Professional MaturityThis is the phrase we use often in the training I conduct. There are times the material being used far exceeds the maturity level, emotional mindset, and mental understanding of the student being trained. This can be due to any number of reasons like their age, education level, emotional and mental mindset and the list can go on.

Either way it’s an issue that needs to be addressed early before the training initially starts, especially if you’re teaching self-defense or defensive tactics that train others to respond to danger. If you overlook the students “Professional level of maturity,” there may be a chance you’re teaching them something they cannot understand or comprehend and will miss use and conduct themselves inappropriately, without even knowing it.

I’m curious to know how other instructors gauges their student’s “Professional level of maturity.” Is it a question you ask? Is it an evaluation?

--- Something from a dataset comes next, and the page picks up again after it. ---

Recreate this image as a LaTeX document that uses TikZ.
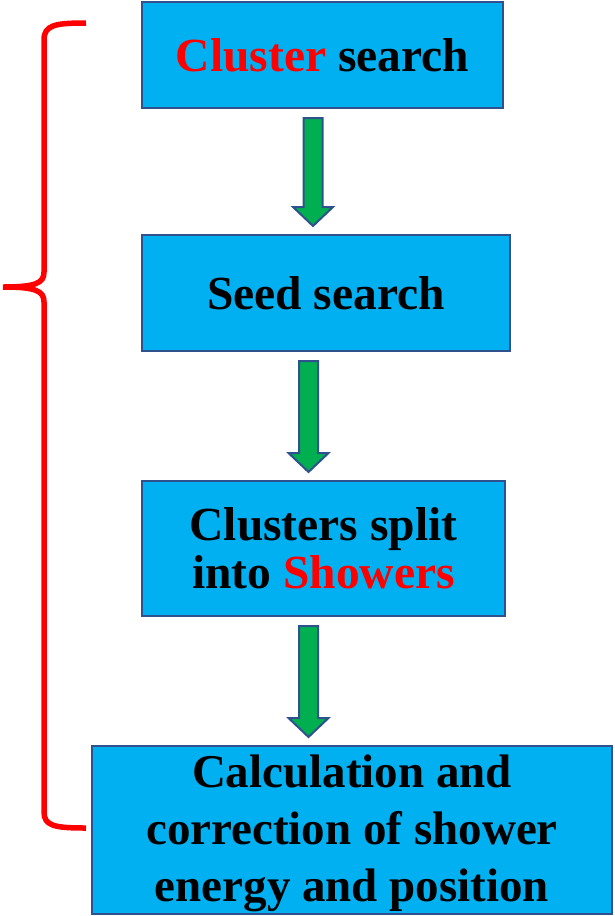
\documentclass[tikz,border=0pt]{standalone}
\usepackage{fontspec}
\setmainfont{Liberation Serif}
\usepackage{xcolor}
\usepackage{tikz}
\usetikzlibrary{calc}

\definecolor{boxblue}{HTML}{00B0F0}
\definecolor{edgeblue}{HTML}{2F528F}
\definecolor{arrowgreen}{HTML}{00B050}
\definecolor{bracered}{HTML}{FF0000}

% block arrow between two boxes: from, to, xshift
\newcommand{\blockarrow}[3]{%
  \path ([xshift=#3pt]#1.south) ++(0,9) coordinate (top);
  \path (top |- #2.north) ++(0,-8) coordinate (tip);
  \draw[arrowbox] ($(top)+(-9.5,0)$) -- ($(tip)+(-9.5,-19)$) -- ($(tip)+(-20,-19)$)
    -- (tip) -- ($(tip)+(20,-19)$) -- ($(tip)+(9.5,-19)$) -- ($(top)+(9.5,0)$) -- cycle;}

\begin{document}
\begin{tikzpicture}[
    x=1pt, y=-1pt,
    stepbox/.style={draw=edgeblue, line width=2pt, fill=boxblue, rectangle, inner sep=0pt,
        align=center, font=\bfseries\fontsize{47.5}{48}\selectfont},
    arrowbox/.style={draw=edgeblue, line width=2pt, fill=arrowgreen, line join=miter}
    ]
    \useasboundingbox (0,0) rectangle (615,916);

    % Boxes
    \node[stepbox, minimum width=361pt, minimum height=106pt] (clusterSearch) at (322.5,55)
        {\textcolor{bracered}{Cluster} search};
    \node[stepbox, minimum width=368pt, minimum height=116pt] (seedSearch) at (326,293)
        {Seed search};
    \node[stepbox, minimum width=363pt, minimum height=135pt] (splitShowers) at (323.5,548.5)
        {Clusters split\\into \textcolor{bracered}{Showers}};
    \node[stepbox, minimum width=520pt, minimum height=168pt,
        font=\bfseries\fontsize{47}{57}\selectfont] (showerEnergy) at (352,830)
        {\rule{0pt}{40pt}Calculation and\\correction of shower\\energy and position};

    % Arrows
    \blockarrow{clusterSearch}{seedSearch}{-9.5}
    \blockarrow{seedSearch}{splitShowers}{-17.5}
    \blockarrow{splitShowers}{showerEnergy}{-15}

    % Brace
    \draw[bracered, line width=5.5pt, line cap=butt]
        (86,23) .. controls (55,23) and (44,25) .. (44,40) -- (44,272)
        .. controls (44,283) and (36,287) .. (3,287)
        (3,287) .. controls (36,287) and (44,291) .. (44,302) -- (44,812)
        .. controls (44,826) and (55,828) .. (86,828);

\end{tikzpicture}
\end{document}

Do you sit down with them and their parents if they are under age and come to rational fit athletic understanding of what is being taught.

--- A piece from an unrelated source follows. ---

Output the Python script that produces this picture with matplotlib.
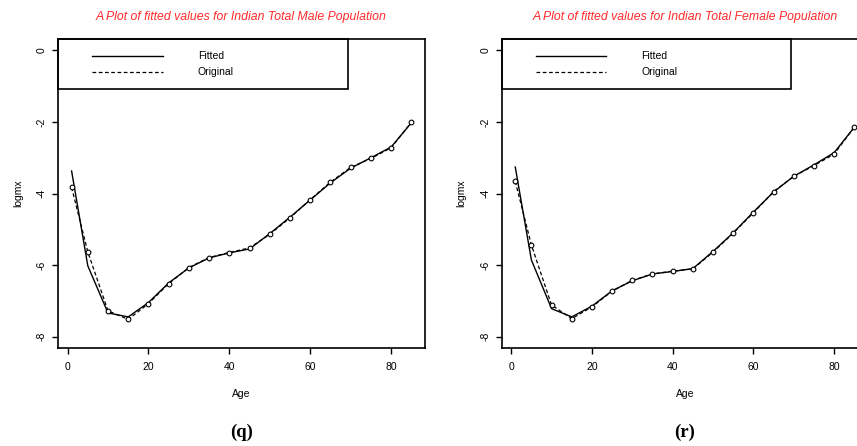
import matplotlib
matplotlib.use("Agg")
import matplotlib.pyplot as plt
from matplotlib.patches import Rectangle

plt.rcParams['font.family'] = ['Liberation Sans', 'DejaVu Sans']

# Data
ages = [1, 5, 10, 15, 20, 25, 30, 35, 40, 45, 50, 55, 60, 65, 70, 75, 80, 85]
fitted_male = [-3.37, -6.02, -7.34, -7.45, -7.05, -6.50, -6.08, -5.80, -5.66,
               -5.55, -5.12, -4.66, -4.18, -3.70, -3.29, -3.00, -2.70, -2.02]
original_male = [-3.83, -5.63, -7.28, -7.52, -7.08, -6.52, -6.07, -5.79, -5.65,
                 -5.52, -5.14, -4.68, -4.17, -3.68, -3.27, -3.02, -2.72, -2.01]
fitted_female = [-3.26, -5.86, -7.22, -7.45, -7.15, -6.72, -6.44, -6.25, -6.18,
                 -6.10, -5.62, -5.10, -4.52, -3.96, -3.52, -3.20, -2.86, -2.15]
original_female = [-3.66, -5.44, -7.12, -7.50, -7.17, -6.73, -6.43, -6.25, -6.17,
                   -6.11, -5.64, -5.11, -4.54, -3.95, -3.52, -3.22, -2.90, -2.15]
x_ticks = [0, 20, 40, 60, 80]
y_ticks = [0, -2, -4, -6, -8]

W, H = 857, 446
fig = plt.figure(figsize=(W / 100, H / 100), dpi=100)


def make_panel(left_px, right_px, title, caption, fitted, original):
    top_px, bottom_px = 39, 348
    ax = fig.add_axes([left_px / W, (H - bottom_px) / H,
                       (right_px - left_px) / W, (bottom_px - top_px) / H])
    ax.plot(ages, fitted, color='black', lw=1.0, ls='-')
    ax.plot(ages, original, color='black', lw=0.9, ls=(0, (3, 2)),
            marker='o', ms=3.4, mfc='white', mec='black', mew=0.8)
    ax.set_xlim(-2.36, 88.36)
    ax.set_ylim(-8.32, 0.32)
    ax.set_xticks(x_ticks)
    ax.set_yticks(y_ticks)
    ax.set_yticklabels([str(v) for v in y_ticks], rotation=90, va='center')
    ax.tick_params(direction='out', length=4, width=1.0, labelsize=7.5)
    ax.tick_params(axis='x', pad=6)
    ax.tick_params(axis='y', pad=4)
    for s in ax.spines.values():
        s.set_linewidth(1.2)
    ax.set_xlabel('Age', fontsize=7.5, labelpad=12)
    ax.set_ylabel('logmx', fontsize=7.5, labelpad=10)
    ax.set_title(title, color='#ff2a2a', fontsize=8.8, style='italic', pad=14)

    # legend box in the R style
    ax.add_patch(Rectangle((0, 0.838), 0.79, 0.162, transform=ax.transAxes,
                           fill=False, lw=1.2, ec='black', clip_on=False))
    ax.plot([0.093, 0.286], [0.945, 0.945], transform=ax.transAxes,
            color='black', lw=1.0)
    ax.plot([0.093, 0.286], [0.893, 0.893], transform=ax.transAxes,
            color='black', lw=0.9, ls=(0, (3, 2)))
    ax.text(0.381, 0.945, 'Fitted', transform=ax.transAxes, fontsize=7.5,
            va='center')
    ax.text(0.381, 0.893, 'Original', transform=ax.transAxes, fontsize=7.5,
            va='center')

    cx = (left_px + right_px) / 2 / W
    fig.text(cx, 1 - 432 / H, caption, ha='center', va='center',
             family='Liberation Serif', weight='bold', fontsize=13.5)
    return ax


make_panel(58, 425, 'A Plot of fitted values for Indian Total Male Population',
           '(q)', fitted_male, original_male)
make_panel(501.7, 867.8, 'A Plot of fitted values for Indian Total Female Population',
           '(r)', fitted_female, original_female)

fig.savefig('out.png', dpi=100)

I use these 3 simple methods for gauging this.

1. Reviewing the “Letter of Understanding,” with them and their parents which outlines the importance purpose and intention of the training they are receiving
2. A few question and answer questions to establish their level of understanding and maturity level
3. Guided discussions with them to ensure they understand their roles and responsibilities of the training they are about to receive.

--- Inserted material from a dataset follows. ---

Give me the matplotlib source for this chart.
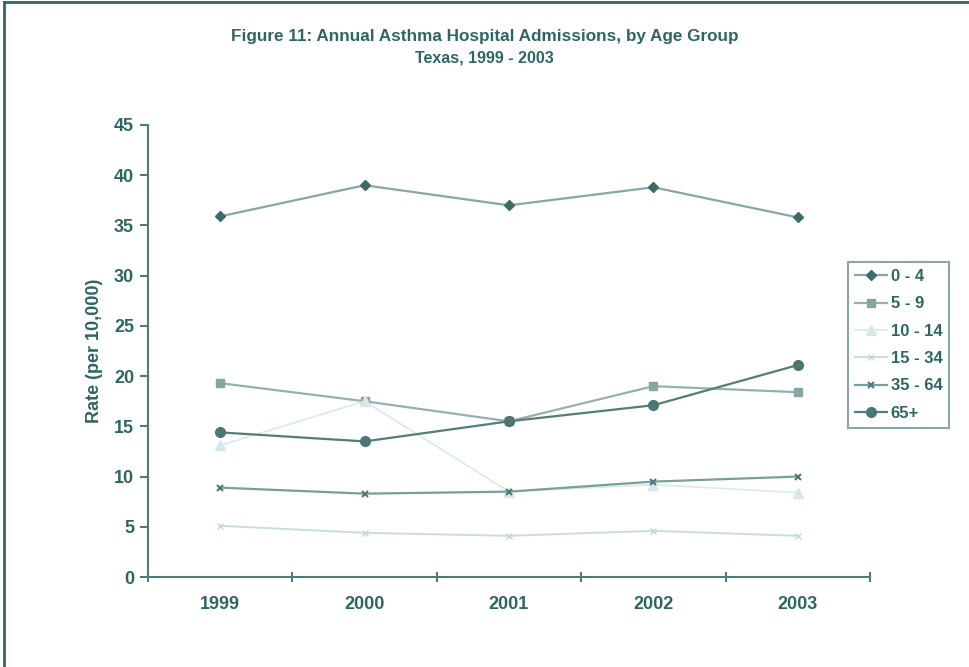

Some examples of this not being done before the training initiates are;

• Teaching the student an arm bar and the next day the parents tell you last night their son your students put his brother in an arm bar and broke his arms for not giving him the game controller.
• Teaching the students bo, staff or sticks and hearing from their parents the next day that while their child was at their friends home he grabbed a broom stick handle and cracked the neighbor’s rib for not giving him the ball for his turn.
• Teaching the student neck restraints and the following week you get a call from the them saying they have fractured the neck of a bully for calling him names

So be responsible of what and who you teach!